Attorneys, educators and congressional aides agreed yesterday that the Supreme Court's ruling upholding a Minnesota tax deduction law will give new vigor to tax credit proposals like the Reagan administration's, which the Senate Finance Committee approved in May.
Sen. Robert J. Dole (R-Kan.), chairman of that committee, hailed the decision as "good news for millions of American parents who bear the double burden of public school taxes and private school tuition . . . . The court wisely recognized the strong public interest in assuring the continued financial health of private schools, the public benefits possible with private education and the importance of . . . wholesome competition and diversity . . . ."
But, other observers said, by stripping away the curtain of constitutional arguments, the decision also may prompt greater scrutiny of the proposal's cost, particularly since the Minnesota law offers tax deductions to parents of both private and public school students.
Perhaps for that reason, the hosannas from some advocates of tuition tax credits were muted. Monsignor Daniel F. Hoye, general secretary of the United States Catholic Conference, said, "The USCC welcomes the decision of the Supreme Court in the Minnesota tuition tax deduction case . . . .
"Certainly, at the very least, this decision should be a message to Congress that such tax relief measures to help parents educate their children are not de facto unconstitutional," he added.
Sen. Daniel Patrick Moynihan (D-N.Y.), a longtime supporter of tuition tax credits, said in a prepared statement, "This decision is good news. Those of us who have supported tuition tax credits . . . have always assumed them to be constitutional . . . .
"The Supreme Court decision is not, as such, an argument either for or against tuition tax credits," Moynihan added. "It is simply a statement that this is an issue of public policy that may be decided free of any constitutional constraints."
The Congressional Budget Office has put a $2.8 billion five-year price tag on the Reagan administration's bill, which, after a two-year phase-in period, would offer a credit of $300 per child to taxpayers who paid at least $600 in tuition for that child. Families with incomes above $40,000 would get proportionately smaller credits; families with incomes above $50,000 would get nothing.
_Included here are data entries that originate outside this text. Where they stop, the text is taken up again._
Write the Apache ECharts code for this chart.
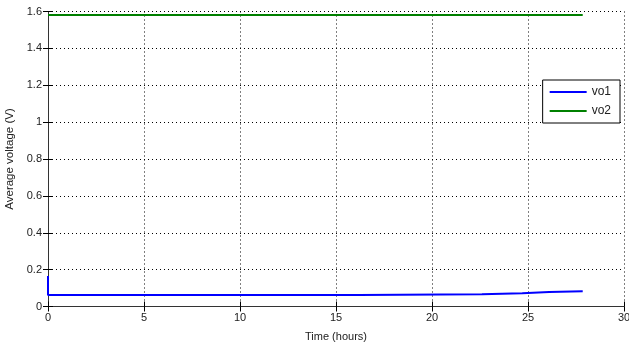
<!DOCTYPE html>
<html>
<head>
<meta charset="utf-8">
<script src="https://cdn.jsdelivr.net/npm/echarts@6/dist/echarts.min.js"></script>
<style>
  html, body { margin: 0; padding: 0; background: #fff; }
  #chart { width: 629px; height: 349px; }
</style>
</head>
<body>
<div id="chart"></div>
<script>
// Average output voltage over time for two channels
const seriesNames = ['vo1', 'vo2'];
const vo1Points = [
  [0, 0.165], [0, 0.062], [16.2, 0.062], [16.2, 0.065],
  [22.6, 0.066], [22.6, 0.068], [24.7, 0.072], [26.1, 0.078], [27.85, 0.083]
];
const vo2Points = [[0, 1.581], [27.85, 1.581]];
const xTicks = [0, 5, 10, 15, 20, 25, 30];
const yTicks = [0, 0.2, 0.4, 0.6, 0.8, 1, 1.2, 1.4, 1.6];

const font = 'Liberation Sans, Arial, sans-serif';
const chart = echarts.init(document.getElementById('chart'));

const gridLine = { show: true, lineStyle: { color: '#000', type: [1, 3], width: 1 } };
const axisLineStyle = { show: true, lineStyle: { color: '#333', width: 1 } };
const tickInside = { show: true, inside: true, length: 5, lineStyle: { color: '#000' } };

chart.setOption({
  animation: false,
  backgroundColor: '#fff',
  grid: { left: 48, right: 5, top: 11.5, bottom: 42.5, containLabel: false, outerBoundsMode: 'none' },
  legend: {
    right: 9, top: 80,
    orient: 'vertical',
    data: seriesNames,
    itemWidth: 37, itemHeight: 2, itemGap: 7,
    icon: 'rect',
    backgroundColor: '#fff',
    borderColor: '#000', borderWidth: 1,
    padding: [6, 9, 6, 7],
    textStyle: { fontFamily: font, fontSize: 12, color: '#222', padding: [0, 0, 0, 0] }
  },
  xAxis: [
    {
      type: 'value', min: xTicks[0], max: xTicks[xTicks.length - 1], interval: 5,
      name: 'Time (hours)', nameLocation: 'middle', nameGap: 25,
      nameTextStyle: { fontFamily: font, fontSize: 11, color: '#222' },
      axisLine: axisLineStyle, axisTick: tickInside,
      axisLabel: { fontFamily: font, fontSize: 11, color: '#222', margin: 6 },
      splitLine: gridLine
    },
    {
      type: 'value', position: 'top', min: xTicks[0], max: xTicks[xTicks.length - 1], interval: 5,
      axisLine: axisLineStyle, axisTick: tickInside,
      axisLabel: { show: false }, splitLine: { show: false }
    }
  ],
  yAxis: [
    {
      type: 'value', min: yTicks[0], max: yTicks[yTicks.length - 1], interval: 0.2,
      name: 'Average voltage (V)', nameLocation: 'middle', nameGap: 29,
      nameTextStyle: { fontFamily: font, fontSize: 11.5, color: '#222' },
      axisLine: axisLineStyle, axisTick: tickInside,
      axisLabel: {
        fontFamily: font, fontSize: 11, color: '#222', margin: 6,
        formatter: v => String(Math.round(v * 10) / 10)
      },
      splitLine: gridLine
    },
    {
      type: 'value', position: 'right', min: yTicks[0], max: yTicks[yTicks.length - 1], interval: 0.2,
      axisLine: axisLineStyle, axisTick: tickInside,
      axisLabel: { show: false }, splitLine: { show: false }
    }
  ],
  series: [
    {
      name: seriesNames[0], type: 'line', data: vo1Points, showSymbol: false,
      lineStyle: { color: '#0000ff', width: 2 }, itemStyle: { color: '#0000ff' }, z: 3
    },
    {
      name: seriesNames[1], type: 'line', data: vo2Points, showSymbol: false,
      lineStyle: { color: '#008000', width: 2 }, itemStyle: { color: '#008000' }, z: 3
    }
  ]
});
</script>
</body>
</html>
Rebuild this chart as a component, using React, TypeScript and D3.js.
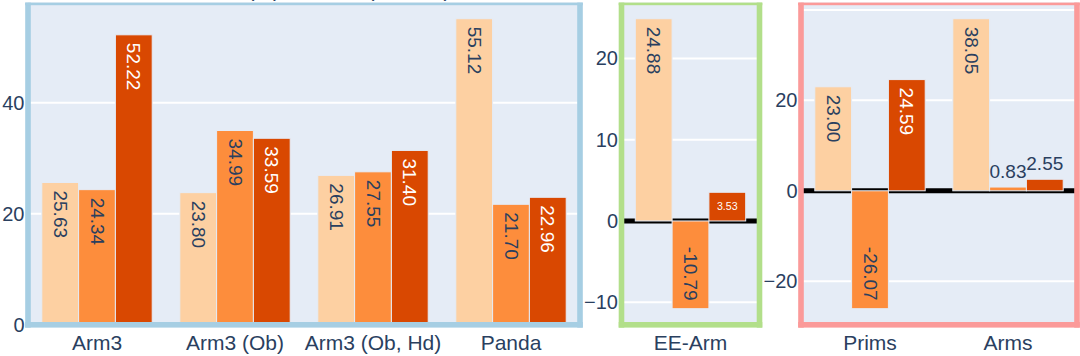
import React from 'react';
import * as d3 from 'd3';

// ---- data ----
const seriesColors = ['#fdd0a2', '#fd8d3c', '#d94801'];

const armCategories = ['Arm3', 'Arm3 (Ob)', 'Arm3 (Ob, Hd)', 'Panda'];
const armLight = [25.63, 23.8, 26.91, 55.12];
const armMid = [24.34, 34.99, 27.55, 21.7];
const armDark = [52.22, 33.59, 31.4, 22.96];
const armGridTicks = [0, 20, 40];
const armLabelTicks = [0, 20, 40];

const eeCategories = ['EE-Arm'];
const eeLight = [24.88];
const eeMid = [-10.79];
const eeDark = [3.53];
const eeGridTicks = [-10, 0, 10, 20];
const eeLabelTicks = [-10, 0, 10, 20];

const transferCategories = ['Prims', 'Arms'];
const transferLight = [23.0, 38.05];
const transferMid = [-26.07, 0.83];
const transferDark = [24.59, 2.55];
const transferGridTicks = [-20, 0, 20, 40];
const transferLabelTicks = [-20, 0, 20];

const titleText = 'Success Rate (%) Relative (Median)';

// ---- styling ----
const FONT = '"Liberation Sans", Arial, Helvetica, sans-serif';
const TEXT_COLOR = '#2a3f5f';
const PLOT_BG = '#e5ecf6';
const Y0 = 2.6;
const Y1 = 324.8;
const BAR_FS = 19;

type PanelDef = {
  cats: string[];
  series: number[][];
  x0: number;
  x1: number;
  border: string;
  gridTicks: number[];
  labelTicks: number[];
};

const panels: PanelDef[] = [
  { cats: armCategories, series: [armLight, armMid, armDark], x0: 28, x1: 580, border: '#a6cee3', gridTicks: armGridTicks, labelTicks: armLabelTicks },
  { cats: eeCategories, series: [eeLight, eeMid, eeDark], x0: 621.5, x1: 759.5, border: '#b2df8a', gridTicks: eeGridTicks, labelTicks: eeLabelTicks },
  { cats: transferCategories, series: [transferLight, transferMid, transferDark], x0: 801, x1: 1077, border: '#fb9a99', gridTicks: transferGridTicks, labelTicks: transferLabelTicks },
];

function emWidth(s: string) {
  let w = 0;
  for (const c of s) w += c === '.' ? 0.278 : c === '-' ? 0.333 : 0.556;
  return w;
}

const fmtTick = d3.format('d');

function Panel({ p }: { p: PanelDef }) {
  const x = d3.scaleBand<string>().domain(p.cats).range([p.x0, p.x1]).paddingInner(0.2).paddingOuter(0.1);
  const xs = d3.scaleBand<number>().domain(d3.range(p.series.length)).range([0, x.bandwidth()]);
  const all = p.series.flat();
  const lo = Math.min(0, d3.min(all) as number);
  const hi = Math.max(0, d3.max(all) as number);
  let domain: [number, number];
  if (lo < 0) {
    const pad = ((hi - lo) / 0.9) * 0.05;
    domain = [lo - pad, hi + pad];
  } else {
    domain = [0, hi / 0.95];
  }
  const y = d3.scaleLinear().domain(domain).range([Y1, Y0]);
  const bw = xs.bandwidth();

  const bars: any[] = [];
  const labels: any[] = [];
  p.series.forEach((vals, i) => {
    vals.forEach((v, j) => {
      const bx = (x(p.cats[j]) as number) + (xs(i) as number);
      const top = y(Math.max(0, v));
      const bottom = y(Math.min(0, v));
      bars.push(
        <rect key={`b${i}-${j}`} x={bx} y={top} width={bw} height={bottom - top}
          fill={seriesColors[i]} stroke={PLOT_BG} strokeWidth={1} />
      );
      const txt = v.toFixed(2);
      const L = bottom - top;
      const len = emWidth(txt) * BAR_FS;
      const cx = bx + bw / 2;
      const inColor = i === 2 ? '#ffffff' : TEXT_COLOR;
      if (len + 16 <= L) {
        const ay = v >= 0 ? top + 8 : bottom - 8;
        labels.push(
          <text key={`t${i}-${j}`} transform={`translate(${cx},${ay}) rotate(90)`}
            textAnchor={v >= 0 ? 'start' : 'end'} dominantBaseline="central"
            fontSize={BAR_FS} fill={inColor}>{txt}</text>
        );
      } else if (L >= 20) {
        const sfs = (L - 8) / emWidth(txt);
        labels.push(
          <text key={`t${i}-${j}`} x={cx} y={(top + bottom) / 2 - 1} textAnchor="middle"
            dominantBaseline="central" fontSize={sfs} fill={inColor}>{txt}</text>
        );
      } else {
        const ty = v >= 0 ? top - 9 : bottom + 9 + BAR_FS * 0.7;
        labels.push(
          <text key={`t${i}-${j}`} x={cx} y={ty} textAnchor="middle"
            fontSize={BAR_FS} fill={TEXT_COLOR}>{txt}</text>
        );
      }
    });
  });

  const bwid = 5.6;
  const h = bwid / 2;
  return (
    <g>
      <rect x={p.x0} y={Y0} width={p.x1 - p.x0} height={Y1 - Y0} fill={PLOT_BG} />
      {p.gridTicks.filter(t => t >= domain[0] && t <= domain[1]).map(t => (
        <line key={`g${t}`} x1={p.x0} x2={p.x1} y1={y(t)} y2={y(t)} stroke="#ffffff" strokeWidth={2} />
      ))}
      {lo < 0 && (
        <line x1={p.x0} x2={p.x1} y1={y(0)} y2={y(0)} stroke="#000000" strokeWidth={5} />
      )}
      {bars}
      {/* border */}
      <rect x={p.x0 - h} y={Y0} width={bwid} height={Y1 + h - Y0} fill={p.border} />
      <rect x={p.x1 - h} y={Y0} width={bwid} height={Y1 + h - Y0} fill={p.border} />
      <rect x={p.x0 - h} y={Y1 - h} width={p.x1 - p.x0 + bwid} height={bwid} fill={p.border} />
      <rect x={p.x0 - h} y={Y0} width={p.x1 - p.x0 + bwid} height={2.6} fill={p.border} />
      {labels}
      {p.labelTicks.map(t => (
        <text key={`yl${t}`} x={p.x0 - 3.5} y={y(t)} textAnchor="end" dominantBaseline="central"
          fontSize={20} fill={TEXT_COLOR}>{fmtTick(t)}</text>
      ))}
      {p.cats.map(c => (
        <text key={`xl${c}`} x={(x(c) as number) + x.bandwidth() / 2} y={350} textAnchor="middle"
          fontSize={21} fill={TEXT_COLOR}>{c}</text>
      ))}
    </g>
  );
}

export default function App() {
  return (
    <svg width={1080} height={356} viewBox="0 0 1080 356"
      style={{ position: 'fixed', left: 0, top: 0, background: '#ffffff', fontFamily: FONT, overflow: 'hidden' }}>
      <rect x={0} y={0} width={1080} height={356} fill="#ffffff" />
      <text x={112} y={-3.5} fontSize={21} fill={TEXT_COLOR}>{titleText}</text>
      {panels.map((p, k) => <Panel key={k} p={p} />)}
    </svg>
  );
}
If amended to add public school students, who outnumber their private school counterparts eight to one, the measure's price tag would inevitably increase.
Education Secretary T.H. Bell, in a telephone interview from California, said last night that such a cost increase might dissuade the administration from amending its bill to conform with the Minnesota law.
He also objected to the congressional estimates of revenue loss, saying that they more than double administration projections. The cost of the bill in its current form, he added, is too small to overshadow policy considerations.
The tuition tax credits have long been an odd-bedfellow issue, cutting across political, religious and demographic lines. President Reagan has spoken out in favor of it on numerous occasions. The 1980 Democratic Party platform also supported "constitutionally acceptable" tax relief for parents of pupils in nondiscriminatory private schools.
Religious educators, from orthodox Jews to evangelical Christians, expressed satisfaction with the court decision.
Meanwhile, the often-feuding teachers' unions, the National Education Association and the American Federation of Teachers, both greeted the news with warnings that tuition tax credits would imperil any push for educational excellence. Both groups renewed their pledges to fight the administration's proposal.
"No green light has been given by the Minnesota case" to Congress and the state legislatures, said Thomas A. Shannon, executive director of the National Association of School Boards. "The most you can say is that it's a flashing yellow."
Among the chief beneficiaries of federal or state tuition tax credit legislation, according to Robert Smith of the Council on American Private Education, would be hundreds of thousands of urban, blue-collar ethnic families in the industrial North and Midwest who send their children to parochial school.